His journey South was not unique. The Rolling Stones emerged from their late 60s psychedelic phase to become Southern rockers par excellence. Keith Richards had fallen under the influence of Gram Parsons, a former member of The Byrds and pioneer of country-rock. The pair met in 1968: Richards absorbed the nuances of country through Parsons and added them to his own lust for blues and soul. When the band went to Muscle Shoals to cut tracks that would eventually become Sticky Fingers, the die was cast. ‘Brown Sugar’, ‘Wild Horses and ‘Bitch’ all bore the stamp of the South, a style the Stones had already proved they could sell with the 1969 single ‘Honky Tonk Women’ and the Let It Bleed LP, which was packed with Southern talent, including Leon Russell, Bobby Keys, and Merry Clayton, the prominent female voice on ‘Gimme Shelter’.
Another major band of the period came from California, but was effectively playing Southern swamp rock: Creedence Clearwater Revival. Their deceptively simple songs about blue-collar problems and paddle steamers made them as popular with good ol’ boys as they were with hippie heads. And special mention should go to two Brits who took metaphorical coals to Newcastle: Joe Cocker (‘Delta Lady’, ‘Feelin’ Alright’, etc) and Elton John. They both effectively sold the States something Southern it already had.
The Allman Brothers had been signed to Capricorn, a Macon, Georgia, company which specialised in Southern rock. While the Allmans were the label’s flagship act, it had a powerful roster of other Southern stars, such as The Marshall Tucker Band, South Carolina natives who used flute and sax to create a rich fusion of sounds; Delbert McClinton, who eventually found himself covered by The Blues Brothers; and the soulful Wet Willie, who hit big with the sunny, steady-rollin’ ‘Keep On Smilin’’ in 1974.

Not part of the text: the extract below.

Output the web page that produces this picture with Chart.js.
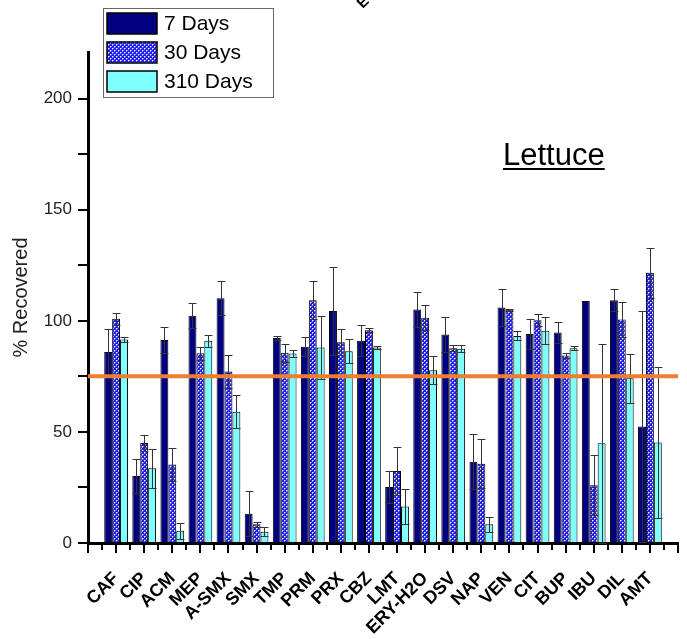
<!DOCTYPE html>
<html>
<head>
<meta charset="utf-8">
<script src="https://cdn.jsdelivr.net/npm/chart.js@4.4.1/dist/chart.umd.min.js"></script>
<style>
  html, body { margin: 0; padding: 0; background: #fff; }
  #wrap { position: relative; width: 687px; height: 639px; }
</style>
</head>
<body>
<div id="wrap"><canvas id="c" width="687" height="639"></canvas></div>
<script>
// Compounds analysed in lettuce
const compounds = ['CAF', 'CIP', 'ACM', 'MEP', 'A-SMX', 'SMX', 'TMP', 'PRM', 'PRX', 'CBZ',
                   'LMT', 'ERY-H2O', 'DSV', 'NAP', 'VEN', 'CIT', 'BUP', 'IBU', 'DIL', 'AMT'];

// % recovered after 7 days of storage, with standard deviation
const days7  = [86, 30.2, 91.4, 102.3, 110.2, 13.2, 92.3, 88.3, 104.4, 91, 25.2, 105.1, 93.8, 36.6, 106, 94.1, 94.7, 108.9, 109.3, 52.4];
const err7   = [10.5, 7.6, 6, 5.7, 7.7, 10, 1, 4.3, 20, 7, 7.2, 7.7, 8, 12.4, 8.3, 6.6, 4.7, 0, 5, 52];

// % recovered after 30 days
const days30 = [100.9, 45, 35.3, 85.4, 77.2, 8.4, 85.6, 109.3, 90.4, 95.8, 32.4, 101.4, 87.7, 35.7, 105, 100.3, 84.4, 26, 100.6, 121.6];
const err30  = [2.6, 3.5, 7.4, 3, 7.5, 1, 4, 8.5, 6, 1, 10.8, 5.5, 1.5, 11, 0.5, 2.7, 1, 13.6, 8, 11.3];

// % recovered after 310 days
const days310 = [91.6, 33.6, 5.5, 91, 59.1, 5.1, 85.3, 88, 86.3, 88, 16.4, 77.8, 87.4, 8.4, 93.2, 95.5, 87.7, 44.9, 74.2, 45.2];
const err310  = [1, 8.8, 3.6, 2.8, 7.4, 2, 1.6, 14, 5.4, 0.5, 7.8, 6.2, 1.6, 3.3, 2, 6, 1, 44.7, 11, 34];

const seriesLabels = ['7 Days', '30 Days', '310 Days'];
const yTickValues = [0, 25, 50, 75, 100, 125, 150, 175, 200];
const yLabelValues = [0, 50, 100, 150, 200];
const acceptLevel = 75;
const panelTitle = 'Lettuce';

const FONT = "'Liberation Sans', Arial, Helvetica, sans-serif";

// blue fill with a lattice of white dots
function dotPattern() {
  const t = document.createElement('canvas');
  t.width = 4; t.height = 4;
  const g = t.getContext('2d');
  g.fillStyle = '#1f1fe8';
  g.fillRect(0, 0, 4, 4);
  g.fillStyle = 'rgba(255,255,255,0.45)';
  g.fillRect(1, 0, 1, 1); g.fillRect(0, 1, 1, 1);
  g.fillRect(3, 2, 1, 1); g.fillRect(2, 3, 1, 1);
  g.fillStyle = '#ffffff';
  g.fillRect(0, 0, 1, 1);
  g.fillRect(2, 2, 1, 1);
  return g.createPattern(t, 'repeat');
}
const canvas = document.getElementById('c');
const pattern30 = dotPattern();

// one empty slot at each end so the axis runs a full category past the outer groups
const pad = arr => [null, ...arr, null];
const xLabels = ['', ...compounds, ''];

const fills = ['#000080', pattern30, '#80ffff'];

const errorBars = {
  id: 'errorBars',
  afterDatasetsDraw(chart) {
    const ctx = chart.ctx, y = chart.scales.y;
    ctx.save();
    ctx.strokeStyle = '#333';
    ctx.lineWidth = 1;
    chart.data.datasets.forEach((ds, i) => {
      const meta = chart.getDatasetMeta(i);
      meta.data.forEach((bar, j) => {
        const v = ds.data[j], e = ds.errors[j];
        if (v == null || !e) return;
        const x = Math.round(bar.x) + 0.5;
        const top = Math.round(y.getPixelForValue(v + e)) + 0.5;
        const bot = Math.round(y.getPixelForValue(Math.max(v - e, 0))) + 0.5;
        const hw = bar.width / 2;
        ctx.beginPath();
        ctx.moveTo(x, top); ctx.lineTo(x, bot);
        ctx.moveTo(x - hw, top); ctx.lineTo(x + hw, top);
        ctx.moveTo(x - hw, bot); ctx.lineTo(x + hw, bot);
        ctx.stroke();
      });
    });
    // acceptance level
    const ca = chart.chartArea;
    const ly = y.getPixelForValue(acceptLevel);
    ctx.strokeStyle = '#ed7d31';
    ctx.lineWidth = 4;
    ctx.beginPath();
    ctx.moveTo(ca.left, ly); ctx.lineTo(ca.right, ly);
    ctx.stroke();
    ctx.restore();
  }
};

const decorations = {
  id: 'decorations',
  afterDraw(chart) {
    const ctx = chart.ctx, x = chart.scales.x, ca = chart.chartArea;
    ctx.save();
    // minor ticks between categories
    ctx.strokeStyle = '#000';
    ctx.lineWidth = 2;
    for (let i = 0; i < xLabels.length - 1; i++) {
      const px = Math.round((x.getPixelForValue(i) + x.getPixelForValue(i + 1)) / 2);
      ctx.beginPath();
      ctx.moveTo(px, ca.bottom); ctx.lineTo(px, ca.bottom + 7);
      ctx.stroke();
    }

    // legend
    const lx = 103, ly = 8, lw = 170, lh = 89;
    ctx.strokeStyle = '#666';
    ctx.lineWidth = 1;
    ctx.strokeRect(lx + 0.5, ly + 0.5, lw, lh);
    chart.data.datasets.forEach((ds, i) => {
      const sy = 13 + i * 29;
      ctx.fillStyle = ds.backgroundColor;
      ctx.fillRect(107, sy, 50, 21);
      ctx.strokeStyle = '#000';
      ctx.lineWidth = 1.5;
      ctx.strokeRect(107, sy, 50, 21);
      ctx.fillStyle = '#000';
      ctx.font = '21px ' + FONT;
      ctx.textBaseline = 'middle';
      ctx.textAlign = 'left';
      ctx.fillText(ds.label, 164, sy + 11);
    });

    // panel title
    ctx.font = '31px ' + FONT;
    ctx.fillStyle = '#000';
    ctx.textBaseline = 'alphabetic';
    ctx.fillText(panelTitle, 503, 165);
    const tw = ctx.measureText(panelTitle).width;
    ctx.fillRect(503, 168, tw, 2);

    // letter of a neighbouring label cut by the top edge
    ctx.save();
    ctx.translate(367, -1);
    ctx.rotate(-Math.PI / 4);
    ctx.font = 'bold 15px ' + FONT;
    ctx.textAlign = 'right';
    ctx.textBaseline = 'middle';
    ctx.fillText('E', 0, 0);
    ctx.restore();
    ctx.restore();
  }
};

new Chart(canvas, {
  type: 'bar',
  data: {
    labels: xLabels,
    datasets: [
      { label: seriesLabels[0], data: pad(days7),   errors: pad(err7),   backgroundColor: fills[0] },
      { label: seriesLabels[1], data: pad(days30),  errors: pad(err30),  backgroundColor: fills[1] },
      { label: seriesLabels[2], data: pad(days310), errors: pad(err310), backgroundColor: fills[2] }
    ].map(d => Object.assign(d, {
      borderColor: '#000', borderWidth: 1, borderSkipped: 'bottom',
      categoryPercentage: 0.845, barPercentage: 1
    }))
  },
  options: {
    responsive: false,
    animation: false,
    devicePixelRatio: 1,
    layout: { padding: { top: 52, right: 9, left: 0, bottom: 0 } },
    plugins: { legend: { display: false }, tooltip: { enabled: false } },
    scales: {
      x: {
        type: 'category',
        offset: false,
        afterFit: s => { s.height = 96; s.paddingLeft = 0; s.paddingRight = 0; },
        grid: { drawOnChartArea: false, drawTicks: true, tickLength: 10, color: '#000', lineWidth: 2, offset: false },
        border: { display: true, color: '#000', width: 3 },
        ticks: {
          autoSkip: false, minRotation: 45, maxRotation: 45, padding: 15,
          color: '#000', font: { family: FONT, size: 18, weight: 'bold' }
        }
      },
      y: {
        min: 0, max: 221,
        afterFit: s => { s.width = 88; s.paddingTop = 0; s.paddingBottom = 0; },
        afterBuildTicks: s => { s.ticks = yTickValues.map(v => ({ value: v })); },
        grid: { drawOnChartArea: false, drawTicks: true, tickLength: 10, color: '#000', lineWidth: 2 },
        border: { display: true, color: '#000', width: 3 },
        ticks: {
          padding: 6, color: '#222', font: { family: FONT, size: 17 },
          callback: v => yLabelValues.includes(v) ? String(v) : ''
        },
        title: { display: true, text: '% Recovered', color: '#222', font: { family: FONT, size: 20 }, padding: { top: 9, bottom: 0 } }
      }
    }
  },
  plugins: [errorBars, decorations]
});
</script>
</body>
</html>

The biggest-selling Southern rock band of the 70s was Lynyrd Skynyrd, the Jacksonville, Florida, act with a happy knack of composing anthems. ‘Free Bird’ (1973) was a building ballad that went Top 20, and the catchy but controversial ‘Sweet Home Alabama’, a riposte to Neil Young’s ‘Southern Man’ and ‘Alabama’, went Top 10 in the US the following year. But, like the Allmans, Skynyrd were a star-crossed band: lead singer Ronnie Van Zant, guitarist Steve Gaines and his sister, backing singer Cassie, were all killed in a plane crash, along with three other people, including road manager Dean Kilpatrick. Other members of the band and entourage were seriously injured. In a creepy coincidence, the band had released their fifth album, Street Survivors, just three days earlier. Its sleeve depicted members shrouded in flames. The band continued, but further tragedies chipped away at the original members, including the death of guitarist Allen Collins in a car crash. Other Southern rockers remained cult figures rather than global icons, such as Charlie Daniels, Ozark Mountain Daredevils and Molly Hatchet. Some, such as Black Oak Arkansas, fronted by the ebullient Jim Dandy, were massive in the US but comparatively unappreciated elsewhere.
The 80s saw the rise of REM, an Athens, Georgia quartet which crossed into the pop mainstream after being championed as an indie outfit. They showed many of the tropes of Southern rock, as did another successful act of the late 80s and early 90s: Crowded House, who were from the very deep south – Australia. If the rockin’ boogie style had become unfashionable following the world dominance of Texas’ ZZ Top, whose 1983 Eliminator delivered three global hits, nobody told Georgia’s Black Crowes, who scored a succession of hit albums in the 90s with a mixture of Stones-influenced hard rock and straight-up Southern sass-in-yo’-ass.
The musical South seems to be a place to find your roots, as Primal Scream, who began as indie kids and passed through rave before settling on a Stones-styled-cum-Muscle Shoals sound, could proudly testify. Southern rock remains a force, even if it’s not vying for singles chart success. The name of Alabama Shakes sounds like an internet dance craze – appropriately so, as the group landed a deal thanks to a huge following online. Their soulful brand of Southern roots rock saw their second album, Sound & Color, shoot straight into the Billboard charts at No.1. Husband-and-wife outfit Tedeschi Trucks Band have built a huge following thanks to the dazzling playing of Derek Trucks, a regular guitarist with the Allmans. The Cadillac Three are an acclaimed act which features a Dobro, a hallmark Southern guitar sound. Poised to release their second album, Bury Me In My Boots, they are signed to Big Machine, a label which has one foot in pop and the other across the border of country and rock. Zac Brown Band, a country outfit with a rock’n’roll dedication to sheer hard graft, are also on its roster, and straight-up rocker Steven Tyler is signed to its Dot imprint. He has now embraced Southen rock, which is some way distant of his work with Aerosmith.
The state of Kentucky has also delivered two major modern Southern rock outfits, the hard-edged Black Stone Cherry, and The Kentucky Headhunters. The latter have one of the most remarkable stories in music, having been around since the late 60s before they finally released a (hit) debut album in 1989. Like Southern rock itself, they just refused to be beat.